Tonight will be an evening of making art. My art table will be put away, paints stashed in their drawers. No canvas will stand on an easel. I will not pull out my drawing pad and pencils. I will not write words in journals or keyboard. Tonight is an evening for working on one of the most important masterpieces in my life. Tonight, my granddaughter comes to stay—her first sleep over with granny. Tonight will be about creating a relationship with her.

Ana is just over 16 months old. The memories she will hold from tonight will be feelings of what we share. She will not be able to say, “Granny, remember when….” Much of her time will be playing with the toys carefully placed around the living room – cars, dolls, books, building blocks, a variety of objects to help her tell me who she is at this place in her life. There are pots and pans in my kitchen for banging or stacking, scarves and other items to dress up in as she seems to like to do. She is becoming her own person and that is the person I want to get to know. I have visited with her before at her own home. This time, she would be coming to my house. I want to be ready for her.

Too often, we try to make children our masterpieces. We envision who they are, or, if we have bought into societal roles, who they are supposed to be. We pick and choose, conjol and prod, using praise and criticism to mold them into what we think will help them have a happy life. Sometimes our choices will reflect the child, sometimes our choices will reflect our own dreams.

We will do the things we do believing that they are the best we can give, or not. We have been taught that is what parenting is. Whether I like it or not, I have to accept that I have taught my children that same role by choices I made in raising them. I have learned from the those choices, sometimes in time to make new ones, other times in what I have seen as I have watched them become adults.

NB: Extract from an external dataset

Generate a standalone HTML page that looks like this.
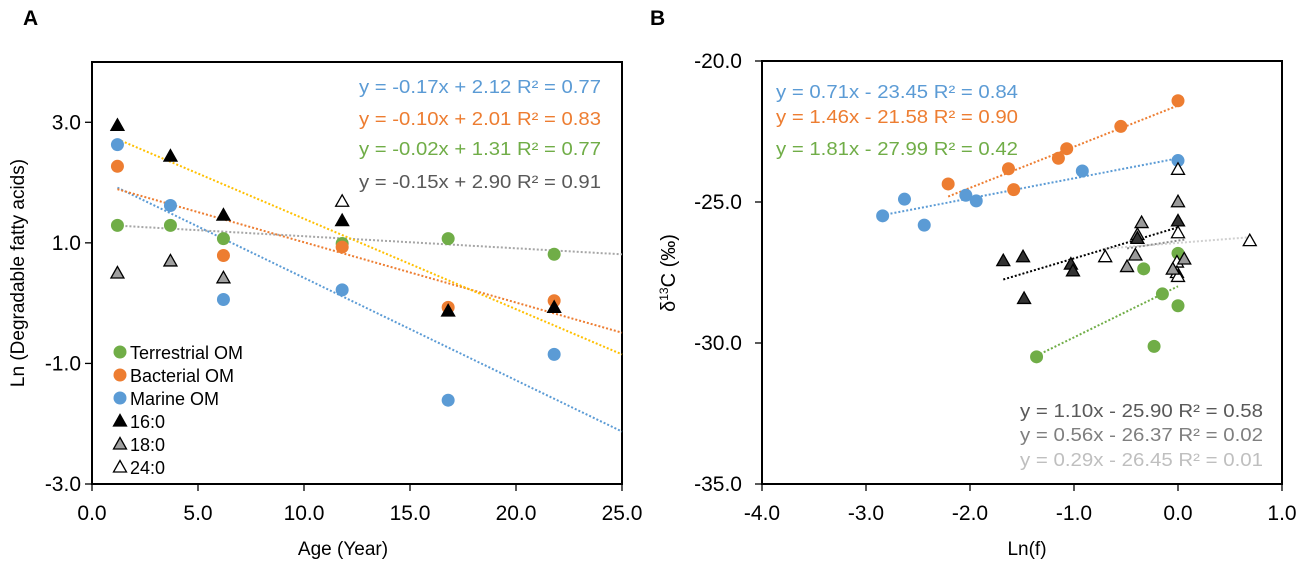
<!DOCTYPE html>
<html><head><meta charset="utf-8"><style>
html,body{margin:0;padding:0;background:#fff;}
svg{display:block;font-family:"Liberation Sans",Arial,sans-serif;}
</style></head><body>
<svg id="c" width="1299" height="563" viewBox="0 0 1299 563"></svg>
<script>
// ---- Panel A data ----
const agesA = [1.2, 3.7, 6.2, 11.8, 16.8, 21.8];
const terrA = [1.29, 1.29, 1.07, 0.99, 1.07, 0.81];
const bactA = [2.27, null, 0.79, 0.93, -0.07, 0.04];
const marA = [2.63, 1.62, 0.06, 0.22, -1.61, -0.85];
const c16A = [2.95, 2.44, 1.46, 1.37, -0.13, -0.07];
const c18A = [0.50, 0.70, 0.42, null, null, null];
const c24A = [null, null, null, 1.69, null, null];
const xTicksA = [0, 5, 10, 15, 20, 25];
const yTicksA = [-3, -1, 1, 3];
const fitsA = [ // slope, intercept
  [-0.17, 2.12], [-0.10, 2.01], [-0.02, 1.31], [-0.15, 2.90]];
const eqA = ["y = -0.17x + 2.12  R² = 0.77","y = -0.10x + 2.01  R² = 0.83","y = -0.02x + 1.31  R² = 0.77","y = -0.15x + 2.90  R² = 0.91"];
// ---- Panel B data ----
const marBx = [-2.84,-2.63,-2.44,-2.04,-1.94,-0.92,0.0];
const marBy = [-25.49,-24.90,-25.82,-24.76,-24.96,-23.90,-23.53];
const bacBx = [-2.21,-1.63,-1.58,-1.15,-1.07,-0.55,0.0];
const bacBy = [-24.36,-23.82,-24.56,-23.45,-23.11,-22.32,-21.41];
const terBx = [-1.36,-0.33,-0.15,-0.23,0.0,0.0];
const terBy = [-30.49,-27.37,-28.26,-30.12,-26.82,-28.68];
const c16Bx = [-1.68,-1.49,-1.48,-1.03,-1.01,-0.39,0.0];
const c16By = [-27.08,-26.94,-28.42,-27.20,-27.44,-26.29,-25.67];
const c18Bx = [-0.35,-0.39,-0.41,-0.49,0.0,0.06,-0.05];
const c18By = [-25.73,-26.15,-26.88,-27.29,-24.99,-27.02,-27.38];
const c24Bx = [0.0,0.0,-0.70,0.69,-0.01,-0.01,0.0];
const c24By = [-23.84,-26.09,-26.94,-26.37,-27.13,-27.50,-27.64];
const xTicksB = [-4,-3,-2,-1,0,1];
const yTicksB = [-35,-30,-25,-20];
const eqB1 = ["y = 0.71x - 23.45  R² = 0.84","y = 1.46x - 21.58  R² = 0.90","y = 1.81x - 27.99  R² = 0.42"];
const eqB2 = ["y = 1.10x - 25.90  R² = 0.58","y = 0.56x - 26.37  R² = 0.02","y = 0.29x - 26.45  R² = 0.01"];
const fitsB = [[0.71,-23.45],[1.46,-21.58],[1.81,-27.99],[1.10,-25.90],[0.56,-26.37],[0.29,-26.45]];

const BLUE="#5B9BD5",ORANGE="#ED7D31",GREEN="#70AD47",YEL="#FFC000";
const svg=document.getElementById('c');
const NS="http://www.w3.org/2000/svg";
function el(tag,attrs,parent){const e=document.createElementNS(NS,tag);for(const k in attrs)e.setAttribute(k,attrs[k]);(parent||svg).appendChild(e);return e;}
function txt(s,attrs,parent){const e=el('text',attrs,parent);e.textContent=s;return e;}

// scales
const ax=v=>92+(v-0)*(530/25), ay=v=>484-(v+3)*(422/7);
const bx=v=>762+(v+4)*104, by=v=>484-(v+35)*(423/15);

function circle(cx,cy,col,g){const e=el('circle',{cx:cx,cy:cy,r:6.5,fill:col},g);

return e;}
function tri(cx,cy,fill,g){const e=el('polygon',{points:`${cx},${cy-6.5} ${cx+6.5},${cy+5} ${cx-6.5},${cy+5}`,fill:fill,stroke:'#000','stroke-width':1.3},g);

return e;}
function line(x1,y1,x2,y2,col,g){const e=el('line',{x1:x1,y1:y1,x2:x2,y2:y2,stroke:col,'stroke-width':2,'stroke-dasharray':'2 2'},g);

return e;}

// ---------- Panel A ----------
const gA=el('g',{});


txt('A',{x:23,y:25,'font-size':21,'font-weight':'bold'},gA);
el('rect',{x:92,y:62,width:530,height:422,fill:'none',stroke:'#000','stroke-width':2},gA);
xTicksA.forEach(t=>{el('line',{x1:ax(t),x2:ax(t),y1:484,y2:491,stroke:'#000','stroke-width':1.3},gA);
 const l=txt(t.toFixed(1),{x:ax(t),y:520,'text-anchor':'middle','font-size':21},gA);
 
 });
yTicksA.forEach(t=>{el('line',{x1:85,x2:92,y1:ay(t),y2:ay(t),stroke:'#000','stroke-width':1.3},gA);
 const l=txt(t.toFixed(1),{x:81,y:ay(t)+7,'text-anchor':'end','font-size':21},gA);
 
 });
txt('Age (Year)',{x:343,y:555,'text-anchor':'middle','font-size':19,},gA);
txt('Ln (Degradable fatty acids)',{x:0,y:0,transform:'translate(24,273) rotate(-90)','text-anchor':'middle','font-size':19,},gA);
// trendlines
const fitColsA=[BLUE,ORANGE,'#A6A6A6',YEL];
fitsA.forEach((f,i)=>line(ax(agesA[0]),ay(f[0]*agesA[0]+f[1]),ax(25),ay(f[0]*25+f[1]),fitColsA[i],gA));
agesA.forEach((a,i)=>{
 if(terrA[i]!=null)circle(ax(a),ay(terrA[i]),GREEN,gA);
 if(bactA[i]!=null)circle(ax(a),ay(bactA[i]),ORANGE,gA);
 if(marA[i]!=null)circle(ax(a),ay(marA[i]),BLUE,gA);
 if(c16A[i]!=null)tri(ax(a),ay(c16A[i]),'#000',gA);
 if(c18A[i]!=null)tri(ax(a),ay(c18A[i]),'#A0A0A0',gA);
 if(c24A[i]!=null)tri(ax(a),ay(c24A[i]),'#fff',gA);
});
const eqColA=[BLUE,ORANGE,GREEN,'#595959'];
const eqYA=[93,125,155,188];
eqA.forEach((s,i)=>{const t=txt(s,{x:601,y:eqYA[i],'text-anchor':'end','font-size':18,fill:eqColA[i],textLength:242,lengthAdjust:'spacingAndGlyphs'},gA);
 
 });
// legend
const legG=el('g',{},gA);


const legNames=['Terrestrial OM','Bacterial OM','Marine OM','16:0','18:0','24:0'];
legNames.forEach((n,i)=>{const y=352+i*23;
 if(i==0)circle(120,y,GREEN,legG);if(i==1)circle(120,y,ORANGE,legG);if(i==2)circle(120,y,BLUE,legG);
 if(i==3)tri(120,y,'#000',legG);if(i==4)tri(120,y,'#A0A0A0',legG);if(i==5)tri(120,y,'#fff',legG);
 const t=txt(n,{x:130,y:y+7,'font-size':18},legG);
 
 });

// ---------- Panel B ----------
const gB=el('g',{});


txt('B',{x:650,y:25,'font-size':21,'font-weight':'bold'},gB);
el('rect',{x:762,y:61,width:520,height:423,fill:'none',stroke:'#000','stroke-width':2},gB);
xTicksB.forEach(t=>{el('line',{x1:bx(t),x2:bx(t),y1:484,y2:491,stroke:'#000','stroke-width':1.3},gB);
 const l=txt(t.toFixed(1),{x:bx(t),y:520,'text-anchor':'middle','font-size':21},gB);
 
 });
yTicksB.forEach(t=>{el('line',{x1:755,x2:762,y1:by(t),y2:by(t),stroke:'#000','stroke-width':1.3},gB);
 const l=txt(t.toFixed(1),{x:742,y:by(t)+7,'text-anchor':'end','font-size':21},gB);
 
 });
txt('Ln(f)',{x:1027,y:555,'text-anchor':'middle','font-size':19,},gB);
const yt=el('text',{transform:'translate(675,273) rotate(-90)','text-anchor':'middle','font-size':20,},gB);
yt.innerHTML='δ<tspan font-size="12" dy="-7">13</tspan><tspan dy="7">C (‰)</tspan>';
// trendlines
const rangesB=[[-2.84,0],[-2.21,0],[-1.36,0],[-1.68,0],[-0.49,0.06],[-0.70,0.69]];
const fitColsB=[BLUE,ORANGE,GREEN,'#000','#8C8C8C','#D0D0D0'];
fitsB.forEach((f,i)=>{const r=rangesB[i];line(bx(r[0]),by(f[0]*r[0]+f[1]),bx(r[1]),by(f[0]*r[1]+f[1]),fitColsB[i],gB);});
marBx.forEach((x,i)=>circle(bx(x),by(marBy[i]),BLUE,gB));
bacBx.forEach((x,i)=>circle(bx(x),by(bacBy[i]),ORANGE,gB));
terBx.forEach((x,i)=>circle(bx(x),by(terBy[i]),GREEN,gB));
c24Bx.forEach((x,i)=>tri(bx(x),by(c24By[i]),'#fff',gB));
c18Bx.forEach((x,i)=>tri(bx(x),by(c18By[i]),'#9A9A9A',gB));
c16Bx.forEach((x,i)=>tri(bx(x),by(c16By[i]),'#333',gB));
const eqColB1=[BLUE,ORANGE,GREEN],eqYB1=[98,123,155];
eqB1.forEach((s,i)=>{const t=txt(s,{x:776,y:eqYB1[i],'font-size':18,fill:eqColB1[i],textLength:242,lengthAdjust:'spacingAndGlyphs'},gB);
 
 });
const eqColB2=['#595959','#7F7F7F','#BFBFBF'],eqYB2=[417,441,466];
eqB2.forEach((s,i)=>{const t=txt(s,{x:1263,y:eqYB2[i],'text-anchor':'end','font-size':18,fill:eqColB2[i],textLength:243,lengthAdjust:'spacingAndGlyphs'},gB);
 
 });
</script>
</body></html>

Grandchildren are a second time around. It is a balance. I honour my daughter, her husband AND my two grandchildren when I do as much as I can to respect the choices they are making in raising their children. There is no school for teaching grandparent skills. Every new phase of relationship is a creation that calls on experience and innovation.

Tonight, there will be no parents and home rules. Tonight there will be just Ana and I working it out as we play and eat and relax together. I will be with her without her brother or parents for the first time. What we build will be part of the background for whatever we become in the future. It is an art piece that brings both the greatest joy and the deepest sense of responsibility to listen to the lines and colours that shine from this little girl.

Tonight is an evening for making art. My granddaughter is coming to call.